The left-wing censorship firm, presenting itself as the arbiter of truth, pummelled two MRC articles—explicitly about Ad Fontes—with negative scores. In essence, Ad Fontes claimed articles accusing its system as biased and unreliable were … biased and unreliable.
The joke writes itself. After recognizing how ridiculous Ad Fontes looked targeting articles that questioned its ratings, the company enacted a new policy – it will no longer rate articles about itself. Tellingly, this decision was only made after being confronted by MRC staff.

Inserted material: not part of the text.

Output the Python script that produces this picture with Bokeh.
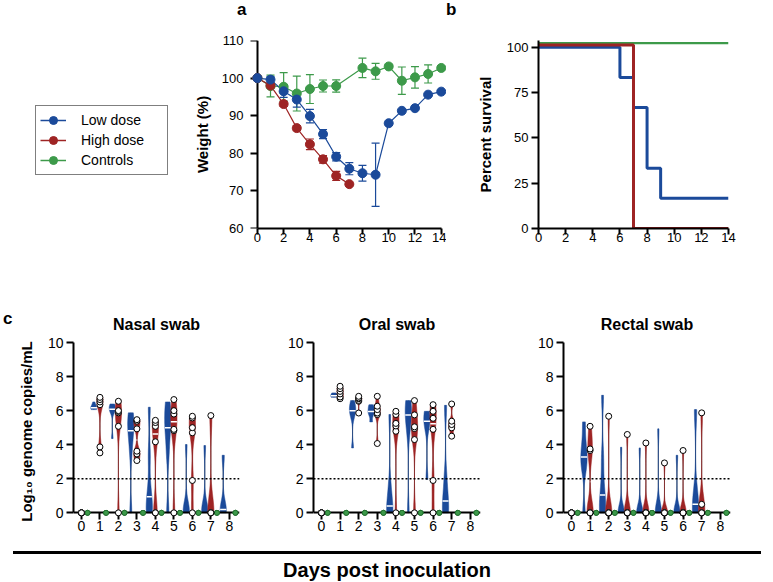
import numpy as np
from bokeh.plotting import figure
from bokeh.models import (ColumnDataSource, Whisker, TeeHead, Legend, LegendItem,
                          Span, FixedTicker, Div, Range1d, LinearAxis)
from bokeh.layouts import column, row
from bokeh.embed import file_html
from bokeh.resources import INLINE

FONT = "Liberation Sans"
BLUE = "#1b4a9a"
RED = "#9e2424"
GREEN = "#3d9a4a"

# ---------------- Panel a: weight (%) ----------------
weight_days_low = [0, 1, 2, 3, 4, 5, 6, 7, 8, 9, 10, 11, 12, 13, 14]
weight_low = [100, 99.6, 96.5, 94.3, 89.9, 85.1, 79.1, 75.9, 74.7, 74.3, 88.0, 91.3, 92.0, 95.6, 96.4]
weight_low_sem = [0, 0.8, 1.6, 2.0, 1.8, 1.2, 1.1, 1.6, 2.1, 8.4, 0, 0, 0, 0, 0]
weight_days_high = [0, 1, 2, 3, 4, 5, 6, 7]
weight_high = [100, 98.0, 93.1, 86.7, 82.4, 78.4, 74.0, 71.8]
weight_high_sem = [0, 0.6, 0.6, 0.7, 1.4, 1.0, 1.2, 0]
weight_days_ctrl = [0, 1, 2, 3, 4, 5, 6, 8, 9, 10, 11, 12, 13, 14]
weight_ctrl = [100, 97.9, 97.7, 95.9, 97.1, 97.9, 97.9, 102.7, 101.8, 103.1, 99.3, 100.2, 101.1, 102.7]
weight_ctrl_sem = [0, 2.9, 3.75, 4.65, 3.85, 1.6, 1.65, 2.6, 2.1, 0.5, 3.65, 2.85, 2.4, 0.5]

# ---------------- Panel b: survival ----------------
surv_days_low = [0, 6, 7, 8, 9, 14]
surv_low = [100, 83.3, 66.7, 33.3, 16.7, 16.7]
surv_days_high = [0, 7, 14]
surv_high = [100, 0, 0]
surv_days_ctrl = [0, 14]
surv_ctrl = [100, 100]

# ---------------- Panel c: log10 genome copies/mL ----------------
days_c = [0, 1, 2, 3, 4, 5, 6, 7, 8]
nasal_low = [
    [0, 0, 0, 0, 0, 0],
    [6.06, 6.10, 6.15, 6.18, 6.30, 6.51],
    [4.36, 5.95, 6.05, 6.10, 6.30, 6.39],
    [0, 3.6, 4.7, 4.95, 5.6, 5.87],
    [0, 0, 0.5, 1.4, 3.4, 6.2],
    [0, 3.5, 4.8, 5.2, 6.0, 6.51],
    [0, 0, 0, 0.4, 4.01],
    [0, 0, 0, 0.5, 3.95],
    [0, 0, 0.4, 3.38],
]
nasal_high = [
    [0, 0, 0, 0, 0, 0],
    [3.52, 3.87, 6.35, 6.51, 6.65, 6.78],
    [0, 5.08, 5.87, 5.95, 6.0, 6.55],
    [3.07, 3.46, 3.62, 4.93, 5.38, 5.47],
    [0, 0, 4.17, 5.08, 5.3, 5.43],
    [0, 4.83, 4.9, 5.8, 6.0, 6.65],
    [0, 1.9, 4.7, 5.0, 5.57, 5.67],
    [0, 0, 0, 5.71],
    [],
]
nasal_ctrl = [[0, 0, 0], [0, 0, 0], [0, 0, 0], [0, 0, 0], [0, 0, 0],
              [0, 0, 0], [0, 0, 0], [0, 0, 0], [0, 0, 0]]
oral_low = [
    [0, 0, 0, 0, 0, 0],
    [6.78, 6.80, 6.85, 6.90, 6.95, 7.04],
    [3.81, 5.6, 5.95, 6.05, 6.3, 6.59],
    [5.34, 5.7, 5.9, 6.0, 6.2, 6.35],
    [0, 0, 0, 0.8, 1.6, 5.77],
    [0, 4.8, 5.5, 6.0, 6.3, 6.59],
    [1.96, 5.0, 5.38, 5.7, 5.96],
    [0, 0, 0.7, 2.0, 6.31],
    [0, 0, 0, 0],
]
oral_high = [
    [0, 0, 0, 0, 0, 0],
    [6.7, 6.8, 6.98, 7.13, 7.29, 7.43],
    [5.86, 6.55, 6.6, 6.7, 6.74, 6.84],
    [4.07, 5.77, 5.86, 6.06, 6.26, 6.84],
    [0, 4.79, 5.1, 5.25, 5.77, 5.96],
    [0, 4.3, 4.95, 5.05, 5.75, 6.59],
    [0, 1.9, 4.9, 5.55, 5.96, 6.35],
    [4.5, 4.99, 5.18, 5.38, 6.39],
    [],
]
oral_ctrl = [[0, 0, 0], [0, 0, 0], [0, 0, 0], [0, 0, 0], [0, 0, 0],
             [0, 0, 0], [0, 0, 0], [0, 0, 0], [0, 0, 0]]
rectal_low = [
    [0, 0, 0, 0, 0, 0],
    [0, 2.5, 3.1, 3.45, 4.2, 5.34],
    [0, 0, 0.6, 1.5, 3.2, 6.9],
    [0, 0, 0, 0, 0, 3.85],
    [0, 0, 0, 0, 0, 3.81],
    [0, 0, 0, 0, 0, 4.93],
    [0, 0, 0, 0, 3.38],
    [0, 0, 1.0, 6.06],
    [0, 0, 0, 0],
]
rectal_high = [
    [0, 0, 0, 0, 0, 0],
    [0, 0, 0, 3.66, 3.75, 5.08],
    [0, 0, 0, 0, 0, 5.67],
    [0, 0, 0, 0, 0, 4.6],
    [0, 0, 0, 0, 0, 4.1],
    [0, 0, 0, 0, 0, 2.93],
    [0, 0, 0, 0, 0, 3.66],
    [0, 0, 0, 0.5, 5.87],
    [],
]
rectal_ctrl = [[0, 0, 0], [0, 0, 0], [0, 0, 0], [0, 0, 0], [0, 0, 0],
               [0, 0, 0], [0, 0, 0], [0, 0, 0], [0, 0, 0]]


def style(p, tick_fs, tick_out=7, label_standoff=4):
    for ax in p.axis:
        ax.axis_line_width = 2
        ax.axis_line_color = "black"
        ax.major_tick_line_width = 2
        ax.major_tick_line_color = "black"
        ax.major_tick_out = tick_out
        ax.major_tick_in = 0
        ax.minor_tick_line_color = None
        ax.major_label_text_font = FONT
        ax.major_label_text_font_size = tick_fs
        ax.major_label_text_color = "black"
        ax.major_label_standoff = label_standoff
        ax.axis_label_text_font = FONT
        ax.axis_label_text_font_style = "bold"
        ax.axis_label_text_font_size = "15px"
        ax.axis_label_text_color = "black"
    p.xgrid.visible = False
    p.ygrid.visible = False
    p.outline_line_color = None
    p.background_fill_color = "white"
    p.border_fill_color = "white"


def labels_only(ax, standoff):
    ax.axis_line_color = None
    ax.major_tick_line_color = None
    ax.major_tick_out = 0
    ax.major_label_standoff = standoff


def line_axis(ticks, tick_out, **kw):
    return LinearAxis(ticker=FixedTicker(ticks=ticks), axis_line_width=2, axis_line_color="black",
                      major_tick_line_width=2, major_tick_line_color="black",
                      major_tick_out=tick_out, major_tick_in=0, minor_tick_line_color=None,
                      major_label_text_font_size="1px", major_label_text_color=None,
                      major_label_standoff=0, **kw)


# ---------------- header with panel letters a / b ----------------
header = Div(text=('<div style="position:relative; height:20px; font-family:\'Liberation Sans\'; '
                   'font-weight:bold; font-size:17px; line-height:20px; color:#000;">'
                   '<span style="position:absolute; left:237px; top:0px;">a</span>'
                   '<span style="position:absolute; left:446px; top:0px;">b</span></div>'),
             width=765, height=20, margin=0)

# ---------------- Legend figure ----------------
lf = figure(width=180, height=242, x_range=(0, 1), y_range=(0, 1), x_axis_type=None,
            y_axis_type=None, output_backend="svg", toolbar_location=None,
            min_border_left=0, min_border_top=20, min_border_right=0, min_border_bottom=34)
lf.xgrid.visible = False
lf.ygrid.visible = False
lf.outline_line_color = None
items = []
for lab, col in [("Low dose", BLUE), ("High dose", RED), ("Controls", GREEN)]:
    rl = lf.line([np.nan], [np.nan], line_color=col, line_width=1.5)
    rs = lf.scatter([np.nan], [np.nan], fill_color=col, line_color=col, size=9)
    items.append(LegendItem(label=lab, renderers=[rl, rs]))
leg = Legend(items=items, location=(35, 53), border_line_color="black", border_line_width=1.5,
             label_text_font=FONT, label_text_font_size="14px", glyph_width=26, glyph_height=20,
             label_standoff=15, label_width=82, spacing=0, padding=4, margin=0,
             label_text_color="black", background_fill_color="white")
lf.add_layout(leg)

# ---------------- Panel a ----------------
fa = figure(width=266, height=242, x_range=Range1d(-0.6, 14.4), y_range=Range1d(60, 110),
            output_backend="svg", toolbar_location=None,
            min_border_left=69, min_border_right=0, min_border_top=20, min_border_bottom=34)
style(fa, "13px", tick_out=6, label_standoff=-2)
fa.xaxis.bounds = (0, 14)
fa.xaxis.ticker = FixedTicker(ticks=[0, 2, 4, 6, 8, 10, 12, 14])
fa.yaxis.ticker = FixedTicker(ticks=[60, 70, 80, 90, 100, 110])
labels_only(fa.yaxis[0], 6)
fa.yaxis.axis_label = "Weight (%)"
fa.yaxis.axis_label_standoff = 8
fa.add_layout(line_axis([60, 70, 80, 90, 100, 110], 7, fixed_location=0, bounds=(60, 110)), "left")

for d, v, e, col in [(weight_days_ctrl, weight_ctrl, weight_ctrl_sem, GREEN),
                     (weight_days_high, weight_high, weight_high_sem, RED),
                     (weight_days_low, weight_low, weight_low_sem, BLUE)]:
    v = np.array(v, float)
    e = np.array(e, float)
    d = np.array(d, float)
    m = e > 0
    wsrc = ColumnDataSource(dict(x=d[m], upper=v[m] + e[m], lower=v[m] - e[m]))
    fa.add_layout(Whisker(source=wsrc, base="x", upper="upper", lower="lower", line_color=col,
                          line_width=1.2,
                          upper_head=TeeHead(size=8, line_color=col, line_width=1.2),
                          lower_head=TeeHead(size=8, line_color=col, line_width=1.2)))
    fa.line(d, v, line_color=col, line_width=1.2)
    r = fa.scatter(d, v, size=9, fill_color=col, line_color=col)
    r.level = "overlay"

# ---------------- Panel b ----------------
fb = figure(width=302, height=242, x_range=Range1d(0, 14), y_range=Range1d(0, 103.7),
            output_backend="svg", toolbar_location=None,
            min_border_left=92, min_border_right=20, min_border_top=20, min_border_bottom=34)
style(fb, "13px", tick_out=7, label_standoff=3)
fb.xaxis.ticker = FixedTicker(ticks=[0, 2, 4, 6, 8, 10, 12, 14])
fb.yaxis.ticker = FixedTicker(ticks=[0, 25, 50, 75, 100])
fb.xaxis.major_tick_out = 6
fb.xaxis.major_label_standoff = -2
fb.yaxis.axis_label = "Percent survival"
fb.yaxis.axis_label_standoff = 10
# small vertical display offsets keep overlapping curves visible (style only)
for d, v, col, lw, off in [(surv_days_ctrl, surv_ctrl, GREEN, 2.2, 2.2),
                           (surv_days_low, surv_low, BLUE, 3, 0.0),
                           (surv_days_high, surv_high, RED, 3, 1.2)]:
    y = np.array(v, float) + np.where(np.array(v) > 0, off, 0)
    fb.step(d, y, mode="after", line_color=col, line_width=lw)


# ---------------- Panel c ----------------
def violin_shape(values, center, half=0.17, factor=0.45, npts=90):
    v = np.asarray(values, float)
    lo, hi = v.min(), v.max()
    if hi - lo < 1e-9:
        return None
    std = v.std(ddof=1)
    bw = max(0.15, factor * std * len(v) ** -0.2)
    ys = np.linspace(lo, hi, npts)
    dens = np.exp(-0.5 * ((ys[:, None] - v[None, :]) / bw) ** 2).sum(1)
    hw = half * dens / dens.max()
    xs = np.concatenate([center - hw, (center + hw)[::-1]])
    yy = np.concatenate([ys, ys[::-1]])
    med = float(np.median(v))
    hwm = float(np.interp(med, ys, hw))
    return xs, yy, med, hwm, lo, hi


def swab_panel(title, low, high, ctrl, width, ml, ylabel=None):
    p = figure(width=width, height=286, x_range=Range1d(-0.43, 8.55),
               y_range=Range1d(-0.45, 10), output_backend="svg", toolbar_location=None,
               title=title, min_border_left=ml, min_border_right=20, min_border_top=80,
               min_border_bottom=28)
    style(p, "14px", tick_out=7, label_standoff=3)
    p.title.align = "center"
    p.title.text_font = FONT
    p.title.text_font_style = "bold"
    p.title.text_font_size = "16px"
    p.title.text_color = "black"
    p.title.standoff = 20
    p.yaxis.bounds = (0, 10)
    p.xaxis.ticker = FixedTicker(ticks=days_c)
    p.yaxis.ticker = FixedTicker(ticks=[0, 2, 4, 6, 8, 10])
    labels_only(p.xaxis[0], 0)
    p.add_layout(line_axis(days_c, 7, fixed_location=0), "below")
    if ylabel:
        p.yaxis.axis_label = ylabel
        p.yaxis.axis_label_standoff = 10
    p.add_layout(Span(location=2, dimension="width", line_color="black", line_width=1.3,
                      line_dash="2 2"))

    px, py, mx0, mx1, my = [], [], [], [], []
    cols = []
    gx0, gy0, gy1 = [], [], []
    for group, off, col in [(low, -0.33, BLUE), (high, 0.0, RED)]:
        for d, vals in zip(days_c, group):
            if len(vals) == 0:
                continue
            res = violin_shape(vals, d + off)
            if res is None:
                continue
            xs, yy, med, hwm, lo, hi = res
            px.append(xs)
            py.append(yy)
            cols.append(col)
            mx0.append(d + off - hwm)
            mx1.append(d + off + hwm)
            my.append(med)
            gx0.append(d + off)
            gy0.append(lo)
            gy1.append(hi)
    p.segment(x0=gx0, x1=gx0, y0=gy0, y1=gy1, line_color="#555555", line_width=1)
    p.patches(xs=px, ys=py, fill_color=cols, line_color=cols, line_width=0.5)
    p.segment(x0=mx0, x1=mx1, y0=my, y1=my, line_color="white", line_width=1.5)

    cx, cy = [], []
    for d, vals in zip(days_c, ctrl):
        for v in vals:
            cx.append(d + 0.33)
            cy.append(v)
    r = p.scatter(cx, cy, size=5, fill_color=GREEN, line_color="#1f6a2c", line_width=0.8)
    r.level = "overlay"
    hx, hy = [], []
    for d, vals in zip(days_c, high):
        for v in vals:
            hx.append(d)
            hy.append(v)
    r = p.scatter(hx, hy, size=6, fill_color="white", line_color="black", line_width=1)
    r.level = "overlay"
    return p


c_div = Div(text=('<div style="font-family:\'Liberation Sans\'; font-weight:bold; '
                  'font-size:17px; line-height:20px; margin-top:47px; margin-left:3px; '
                  'color:#000;">c</div>'), width=14, height=286, margin=0)
pn = swab_panel("Nasal swab", nasal_low, nasal_high, nasal_ctrl, 245, 58,
                ylabel="Log\u2081\u2080 genome copies/mL")
po = swab_panel("Oral swab", oral_low, oral_high, oral_ctrl, 241, 54)
pr = swab_panel("Rectal swab", rectal_low, rectal_high, rectal_ctrl, 250, 63)

bottom = Div(text=('<div style="border-top:3.5px solid #000; margin-top:3px; margin-left:13px; '
                   'width:748px; text-align:center; font-family:\'Liberation Sans\'; '
                   'font-weight:bold; font-size:20px; padding-top:5px; color:#000; '
                   'line-height:22px;">Days post inoculation</div>'),
             width=765, height=33, margin=0)

layout = column(header, row(lf, fa, fb), row(c_div, pn, po, pr), bottom)
open("out.html", "w").write(file_html(layout, INLINE))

MRC reached out to Ad Fontes for comment on Jan. 15, 2024. In response, Ad Fontes admitted that rating articles about itself looked bad in retrospect. Citing growing scrutiny and an internal discussion, Ad Fontes founder and CEO Vanessa Otero declared to MRC that they “decided that moving forward, we won’t rate any articles that are about us or tangentially mention us.”
[…]Ad Fontes inexplicably targeted both these articles to denigrate. First, Ad Fontes gave MRC’s initial exposé—published on Sept. 21, 2023—a scathingly low-reliability score of 5.33. This review placed the story near what Ad Fontes considers “Fabricated” or “Misleading” content. Ad Fontes later removed the rating completely, according to archived links reviewed by MRC Free Speech America.
Months later, Ad Fontes targeted another MRC article daring to call out the journalism gatekeepers at the firm. This time, the company selected MRC reporting on Ad Fontes’s decision to partially pull the curtain shut on its data following our exposé. The MRC report relied on an Ad Fontes mass email telling its subscribers that it took drastic measures to limit its previously available trove of data.
Despite MRC using Ad Fontes’s own words, the company punished the article with yet another low-reliability score of 8.33. Similar to when it walked back its review of MRC’s initial exposé, Ad Fontes again removed its score for the second article on Jan. 15, 2023, hours after MRC Free Speech America reached out to the media ratings firm with questions about the increasingly glaring conflict of interest.
Cornelio didn’t explain why Ad Fontes should be forbidden from responding to the MRC’s shoddy, bad-faith attacks. And Ad Fontes withdrawing its rating on the articles doesn’t change the fact that the the MRC’s attacks are, in fact, misleading and unreliable, as illustrated by the fact that two previous attacks required “editor’s note” corrections.